Anyone who has dealt with a call centre knows what this is likely to mean: impenetrable barriers and unanswered demands. There are limits to the capabilities of any AI model, and you bump up against them every time you present it with a query outside those it's been programmed to handle.

When you face this impassable obstacle, you intone or bash out the words "speak to human". But what happens when there are no humans left to answer your call because the UK can't afford to pay real-life civil servants anymore? It's not such a far-fetched scenario.

How I stopped worrying and learned to love the bot

Now, despite the tone of this article, we note there are clear benefits to using AI in public services. Cutting down on busywork, automating low-skilled tasks, and streamlining access to public services around the clock are clearly noble goals.

Unfortunately, the employment of AI creates three risks that are unlikely to be satisfactorily mitigated, or even understood, by many politicians.

1) Process opacity: It's already difficult to get public bodies to share information. This will become even more difficult when services are delivered and administered by machines whose inner operations are a black box.

2) Tech concentration: We do not expect the UK public sector to suddenly start developing frontier models which compete with those produced by Anthropic, OpenAI or other Big AI firms. If all of government depends on a small number of providers, cybersecurity risk will soar and the likelihood of dependency cascades intensifies.

3) Debasement of human capital: Automate too heavily without investing in the employment of skilled humans and the government risks building systems that none of its workers understand properly. We've seen this knowledge gap issue across industries, from mainframe to nuclear. If the government is forced to cut the size of the public sector and turns to AI to fill the gap, there is a strong chance that it builds systems so byzantine that no one understands them anymore - a major risk vector.

READ MORE: European Central Bank summons lenders over AI security threat to banking infrastructure

The most immediate concern is not the imminent creation of a dystopia, but competence.

Building an AI-powered state is not like launching a website or buying a new software package. It requires extraordinary technical expertise, institutional discipline and an understanding of second and third-order effects that governments rarely demonstrate.

History is littered with public-sector IT projects that ran over budget, failed to deliver or created new problems while attempting to solve old ones.

The danger is not necessarily that Westminster uses AI to create a dystopia. It ends up creating a bureaucracy so complex, opaque and automated that nobody fully understands how it works anymore.

The promise is efficiency. The risk is a state that becomes less accountable, less transparent and less human at exactly the moment citizens need those qualities most.

Perhaps Westminster's AI revolution will deliver faster courts, better services and lower costs.
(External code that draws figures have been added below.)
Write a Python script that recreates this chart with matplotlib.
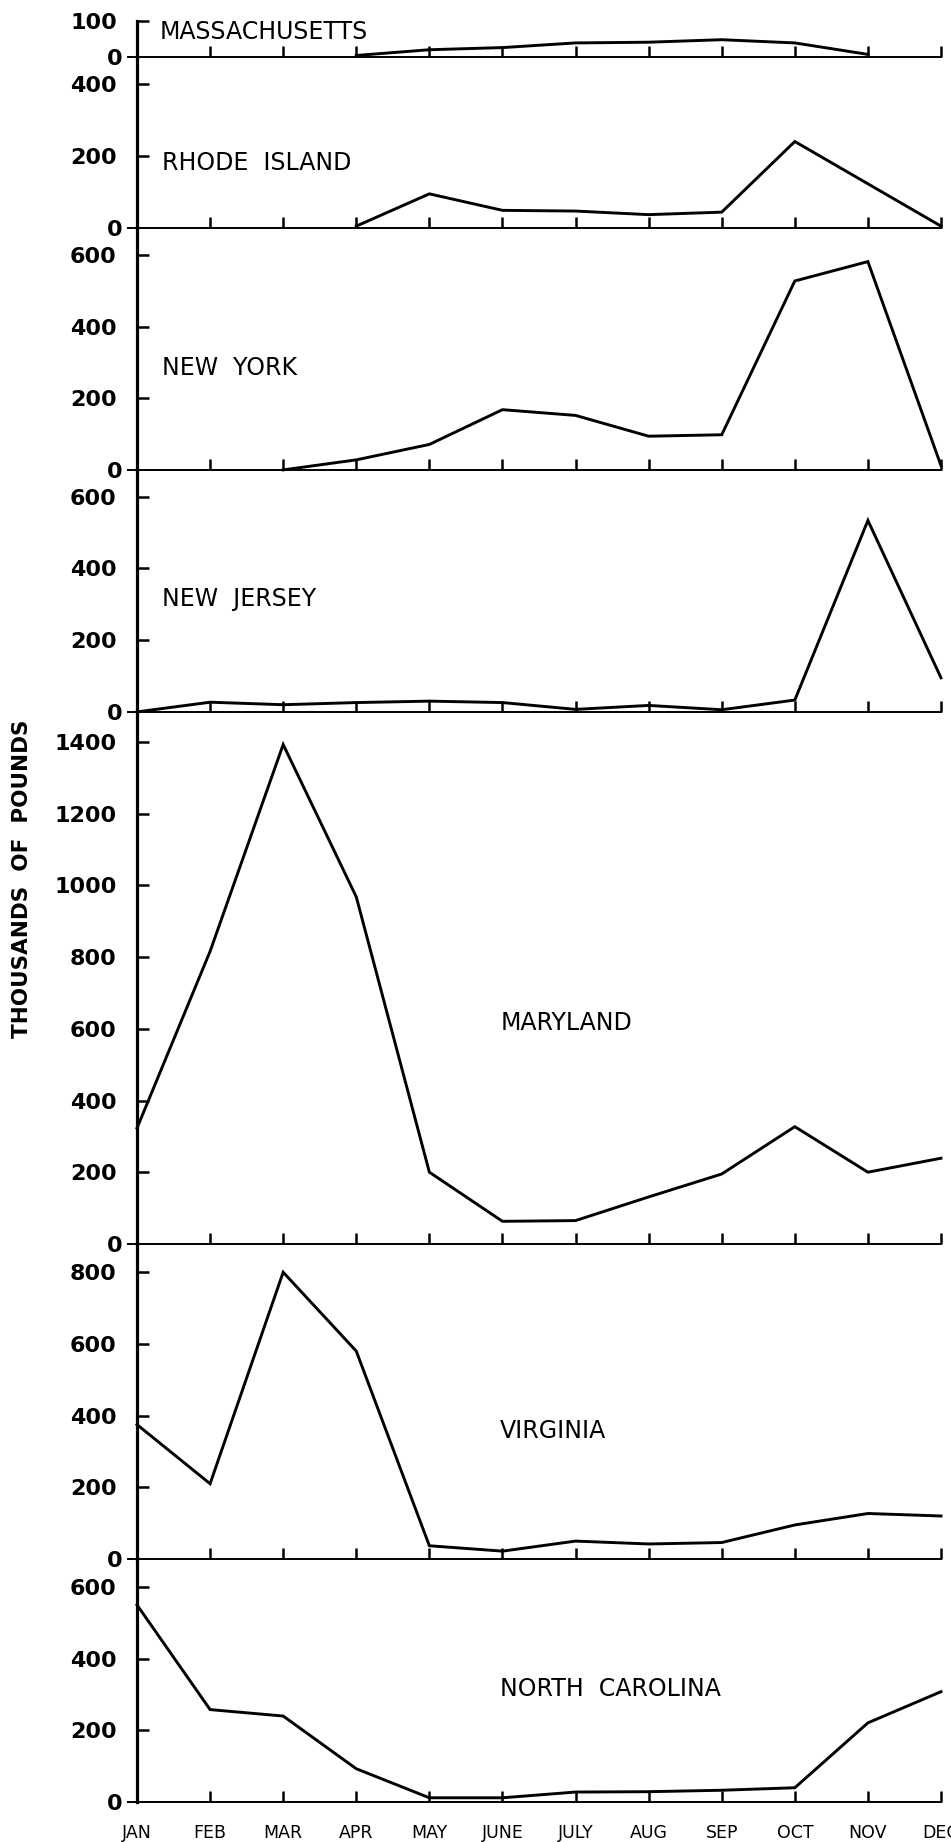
import numpy as np
import matplotlib
matplotlib.use("Agg")
import matplotlib.pyplot as plt

# Monthly landings, thousands of pounds (NaN = no landings plotted)
months = ["JAN", "FEB", "MAR", "APR", "MAY", "JUNE", "JULY", "AUG", "SEP", "OCT", "NOV", "DEC"]

massachusetts = [np.nan, np.nan, np.nan, 3, 19, 25, 38, 40, 47, 38, 6, np.nan]
rhode_island = [np.nan, np.nan, np.nan, 4, 94, 48, 46, 36, 43, 240, 122, 4]
new_york = [np.nan, np.nan, 0, 28, 71, 168, 152, 94, 98, 527, 581, 12]
new_jersey = [0, 27, 20, 26, 30, 26, 7, 18, 6, 33, 534, 95]
maryland = [323, 816, 1393, 968, 200, 63, 65, 131, 195, 327, 200, 239]
virginia = [375, 210, 800, 580, 37, 22, 50, 42, 46, 95, 127, 120]
north_carolina = [550, 258, 240, 93, 12, 12, 28, 29, 33, 40, 221, 308]

states = ["MASSACHUSETTS", "RHODE  ISLAND", "NEW  YORK", "NEW  JERSEY",
          "MARYLAND", "VIRGINIA", "NORTH  CAROLINA"]
series = [massachusetts, rhode_island, new_york, new_jersey,
          maryland, virginia, north_carolina]
y_tops = [100, 477, 676, 675, 1484, 879, 678]
y_ticks = [[100], [200, 400], [200, 400, 600], [200, 400, 600],
           [200, 400, 600, 800, 1000, 1200, 1400], [200, 400, 600, 800],
           [200, 400, 600]]
# label anchor (month index, value) for each state name
label_pos = [(0.31, 69), (0.34, 180), (0.34, 285), (0.34, 315),
             (4.97, 616), (4.97, 357), (4.97, 315)]

W, H = 951, 1842
fig = plt.figure(figsize=(W / 100, H / 100), dpi=100)
fig.patch.set_facecolor("white")

left_px, right_px = 137, 941
top_px = 20.7
px_per_unit = 0.3585

num_font = dict(family="DejaVu Sans", weight="bold", size=16)
x = np.arange(len(months))

cur = top_px
for i, (name, vals, ytop, ticks, (lx, ly)) in enumerate(
        zip(states, series, y_tops, y_ticks, label_pos)):
    h = ytop * px_per_unit
    ax = fig.add_axes([left_px / W, 1 - (cur + h) / H,
                       (right_px - left_px) / W, h / H])
    cur += h
    ax.set_xlim(0, 11)
    ax.set_ylim(0, ytop)
    ax.patch.set_alpha(0)

    ax.plot(x, np.array(vals, dtype=float), color="black", lw=2.1,
            clip_on=False, solid_joinstyle="miter")

    for s in ("top", "right"):
        ax.spines[s].set_visible(False)
    ax.spines["left"].set_linewidth(2.3)
    ax.spines["bottom"].set_linewidth(1.4)

    ax.set_xticks(x)
    ax.tick_params(axis="x", direction="in", length=8, width=1.8,
                   pad=16, labelsize=12.5)
    if i == len(states) - 1:
        ax.set_xticklabels(months)
    else:
        ax.set_xticklabels([])

    ax.set_yticks(ticks)
    ax.set_yticklabels([str(t) for t in ticks])
    ax.set_yticks([0], labels=["0"], minor=True)
    ax.tick_params(axis="y", which="major", direction="in", length=8.5,
                   width=1.8, pad=14.5)
    ax.tick_params(axis="y", which="minor", direction="out", length=7,
                   width=1.4, pad=3.5)
    for lab in ax.get_yticklabels(which="both"):
        lab.set_fontproperties(num_font)

    ax.text(lx, ly, name, ha="left", va="center", fontsize=17,
            family="DejaVu Sans", color="black")

fig.text(0.0231, 1 - 879 / H, "THOUSANDS  OF  POUNDS", rotation=90,
         ha="center", va="center", fontsize=15.5, fontweight="bold",
         family="DejaVu Sans")

fig.savefig("out.png", dpi=100, facecolor="white")
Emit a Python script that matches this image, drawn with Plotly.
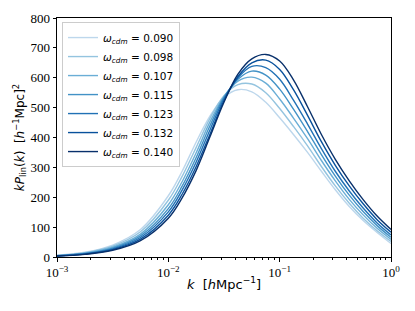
import plotly.graph_objects as go

# wavenumber k [h/Mpc]
k = [0.001, 0.00178, 0.00316, 0.00562, 0.01, 0.0133, 0.0178, 0.0237, 0.0316, 0.0422,
     0.0562, 0.075, 0.1, 0.133, 0.178, 0.237, 0.316, 0.422, 0.562, 0.75, 1.0]

omega_cdm = ["0.090", "0.098", "0.107", "0.115", "0.123", "0.132", "0.140"]

kP_090 = [5.8, 16, 40, 92, 205, 287, 385, 472, 535, 560, 553, 518, 466, 410, 350, 287, 225, 169, 122, 82, 45]
kP_098 = [5.2, 14.5, 36.3, 84.3, 190, 270, 367, 465, 540, 577, 579, 550, 497, 437, 372, 303, 238, 180, 130, 88, 52]
kP_107 = [4.7, 13.0, 32.7, 76.8, 175, 252, 349, 453, 537, 589, 602, 582, 529, 465, 396, 323, 255, 193, 141, 96, 59]
kP_115 = [4.3, 11.8, 29.8, 70.8, 162, 237, 333, 440, 534, 595, 622, 609, 562, 495, 420, 343, 271, 207, 152, 105, 66]
kP_123 = [3.9, 10.7, 27.2, 65.2, 151, 224, 318, 426, 529, 600, 638, 634, 595, 525, 445, 363, 287, 221, 164, 114, 74]
kP_132 = [3.5, 9.7, 24.7, 59.7, 140, 210, 303, 412, 523, 604, 650, 659, 628, 560, 474, 386, 307, 238, 178, 125, 83]
kP_140 = [3.2, 8.8, 22.5, 55, 130, 198, 290, 403, 518, 612, 663, 678, 656, 593, 503, 410, 327, 255, 192, 137, 92]

series = [kP_090, kP_098, kP_107, kP_115, kP_123, kP_132, kP_140]
colors = ['#bdd7ec', '#94c4df', '#6aaed6', '#4292c6', '#2171b5', '#08519c', '#08306b']

x_tickvals = [1e-3, 1e-2, 1e-1, 1]
x_ticktext = ["10<sup>\u22123</sup>", "10<sup>\u22122</sup>", "10<sup>\u22121</sup>", "10<sup>0</sup>"]
y_tickvals = [0, 100, 200, 300, 400, 500, 600, 700, 800]
minor_vals = [m * 10 ** e for e in (-3, -2, -1) for m in range(2, 10)]

fig = go.Figure()
for om, vals, c in zip(omega_cdm, series, colors):
    fig.add_trace(go.Scatter(
        x=k, y=vals, mode='lines',
        line=dict(color=c, width=1.4, shape='spline', smoothing=1.0),
        name="<i>\u03c9</i><sub><i>cdm</i></sub> = " + om,
    ))

# the page body has an 8px margin, so margins are reduced by 8px at left/top
fig.update_layout(
    width=415, height=311,
    margin=dict(l=49, r=32, t=10, b=62),
    paper_bgcolor='white', plot_bgcolor='white',
    font=dict(family='DejaVu Sans', color='black'),
    showlegend=True,
    legend=dict(
        x=0.015, y=0.983, xanchor='left', yanchor='top',
        bgcolor='rgba(255,255,255,0.8)', bordercolor='#cccccc', borderwidth=1,
        font=dict(family='DejaVu Sans', size=10.5, color='black'),
        tracegroupgap=0,
    ),
    xaxis=dict(
        type='log', range=[-3, 0], automargin=False,
        showline=True, linecolor='black', linewidth=1, mirror=True,
        ticks='outside', ticklen=3.5, tickwidth=0.8, tickcolor='black',
        tickvals=x_tickvals, ticktext=x_ticktext,
        tickfont=dict(family='Liberation Serif', size=13, color='black'),
        showgrid=False, zeroline=False,
        minor=dict(ticks='outside', ticklen=2, tickwidth=0.6, tickcolor='black',
                   tickvals=minor_vals, showgrid=False),
        title=dict(text="<i>k</i>  [<i>h</i>Mpc<sup>\u22121</sup>]",
                   font=dict(family='DejaVu Sans', size=13), standoff=0),
    ),
    yaxis=dict(
        range=[0, 800], automargin=False,
        showline=True, linecolor='black', linewidth=1, mirror=True,
        ticks='outside', ticklen=3.5, tickwidth=0.8, tickcolor='black',
        tickvals=y_tickvals,
        tickfont=dict(family='Liberation Serif', size=13, color='black'),
        showgrid=False, zeroline=False,
        title=dict(text="<i>kP</i><sub>lin</sub>(<i>k</i>)  [<i>h</i><sup>\u22121</sup>Mpc]<sup>2</sup>",
                   font=dict(family='DejaVu Sans', size=12), standoff=3),
    ),
)

fig.write_html("out.html")
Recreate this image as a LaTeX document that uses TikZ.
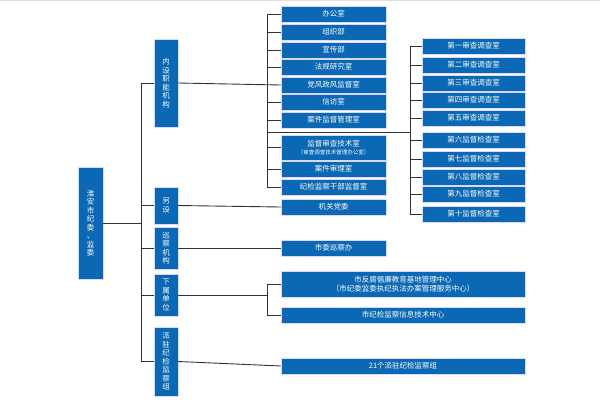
\documentclass[tikz,border=0pt]{standalone}
\usepackage{fontspec}
\setmainfont{Noto Sans CJK SC}
\begin{document}
\begin{tikzpicture}[x=1pt,y=-1pt,
  box/.style={draw=blue!15!white,line width=0.4pt,fill=bx,text=white,inner sep=0pt,
    font=\fontsize{7.5}{8.5}\selectfont,align=center},
  ln/.style={draw=black!80,line width=0.9pt}]
\definecolor{bx}{HTML}{0A68B4}
\useasboundingbox (0,0) rectangle (600,400);
\fill[white] (0,0) rectangle (600,400);
\draw[black!12,line width=1pt] (0,0.5) -- (600,0.5);
\newcommand{\bx}[6]{\node[box,minimum width=#4-#2,minimum height=#5-#3] (#1) at ({(#2+#4)/2},{(#3+#5)/2}) {#6};}
% root
\bx{root}{78}{167}{103}{279}{淮\\安\\市\\纪\\委\\、\\监\\委}
% level 1
\bx{a}{154}{39}{178}{127}{内\\设\\职\\能\\机\\构}
\bx{b}{154}{187}{178}{224}{另\\设}
\bx{c}{154}{227}{178}{269}{巡\\察\\机\\构}
\bx{d}{154}{274}{178}{316}{下\\属\\单\\位}
\bx{e}{154}{327}{178}{396}{派\\驻\\纪\\检\\监\\察\\组}
% middle
\bx{m1}{281}{6}{386}{22}{办公室}
\bx{m2}{281}{24}{386}{40}{组织部}
\bx{m3}{281}{42}{386}{58}{宣传部}
\bx{m4}{281}{59}{386}{75}{法规研究室}
\bx{m5}{281}{77}{386}{93}{党风政风监督室}
\bx{m6}{281}{94}{386}{110}{信访室}
\bx{m7}{281}{112}{386}{128}{案件监督管理室}
\bx{m8}{281}{135}{386}{160}{监督审查技术室\\[-1pt]{\fontsize{5.5}{6}\selectfont （审查调查技术管理办公室）}}
\bx{m9}{281}{161}{386}{177}{案件审理室}
\bx{m10}{281}{179}{386}{195}{纪检监察干部监督室}
\bx{m11}{281}{199}{386}{215}{机关党委}
\bx{m12}{281}{240}{386}{256}{市委巡察办}
\bx{m13}{281}{271}{525}{297}{市反腐倡廉教育基地管理中心\\（市纪委监委执纪执法办案管理服务中心）}
\bx{m14}{281}{307}{525}{323}{市纪检监察信息技术中心}
\bx{m15}{281}{358}{525}{374}{21个派驻纪检监察组}
% right
\bx{r1}{422}{38}{525}{54}{第一审查调查室}
\bx{r2}{422}{57}{525}{73}{第二审查调查室}
\bx{r3}{422}{75}{525}{91}{第三审查调查室}
\bx{r4}{422}{92}{525}{108}{第四审查调查室}
\bx{r5}{422}{110}{525}{126}{第五审查调查室}
\bx{r6}{422}{132}{525}{148}{第六监督检查室}
\bx{r7}{422}{151}{525}{167}{第七监督检查室}
\bx{r8}{422}{169}{525}{185}{第八监督检查室}
\bx{r9}{422}{186}{525}{202}{第九监督检查室}
\bx{r10}{422}{206}{525}{222}{第十监督检查室}
% trunk coordinates
\coordinate (t0) at (141,83);
\coordinate (t1) at (141,361.5);
\coordinate (mt0) at (267,14);
\coordinate (mt1) at (267,187);
\coordinate (j) at (267,132);
\coordinate (rt0) at (410,46);
\coordinate (rt1) at (410,214);
\coordinate (dt) at (267,284);
\coordinate (dt1) at (267,315);
% connectors
\draw[ln] (root.east) -- (root.east -| t0);
\draw[ln] (t0) -- (t1);
\foreach \n in {a,b,c,d,e} \draw[ln] (\n.west) -- (\n.west -| t0);
\draw[ln] (a.east) -- (m5.west);
\draw[ln] (mt0) -- (mt1);
\foreach \n in {m1,m2,m3,m4,m6,m7,m8,m9,m10} \draw[ln] (\n.west) -- (\n.west -| mt0);
\draw[ln] (j) -- (j -| rt0);
\draw[ln] (rt0) -- (rt1);
\foreach \n in {r1,r2,r3,r4,r5,r6,r7,r8,r9,r10} \draw[ln] (\n.west) -- (\n.west -| rt0);
\draw[ln] (b.east) -- (m11.west);
\draw[ln] (c.east) -- (m12.west);
\draw[ln] (d.east) -- (d.east -| dt);
\draw[ln] (dt) -- (dt1);
\draw[ln] (m13.west) -- (m13.west -| dt);
\draw[ln] (m14.west) -- (m14.west -| dt);
\draw[ln] (e.east) -- (m15.west);
\end{tikzpicture}
\end{document}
We hope it does.

But if Britain’s leaders are wrong, the consequences will not be borne by ministers, consultants or technology vendors. They will be borne by the public, who will find themselves trapped inside systems they cannot understand, challenge or escape.

And unlike a real-life bureaucrat, an algorithm cannot be persuaded, reasoned with or held to account. But it can tell you no - and if there's no human to appeal to, you're in trouble.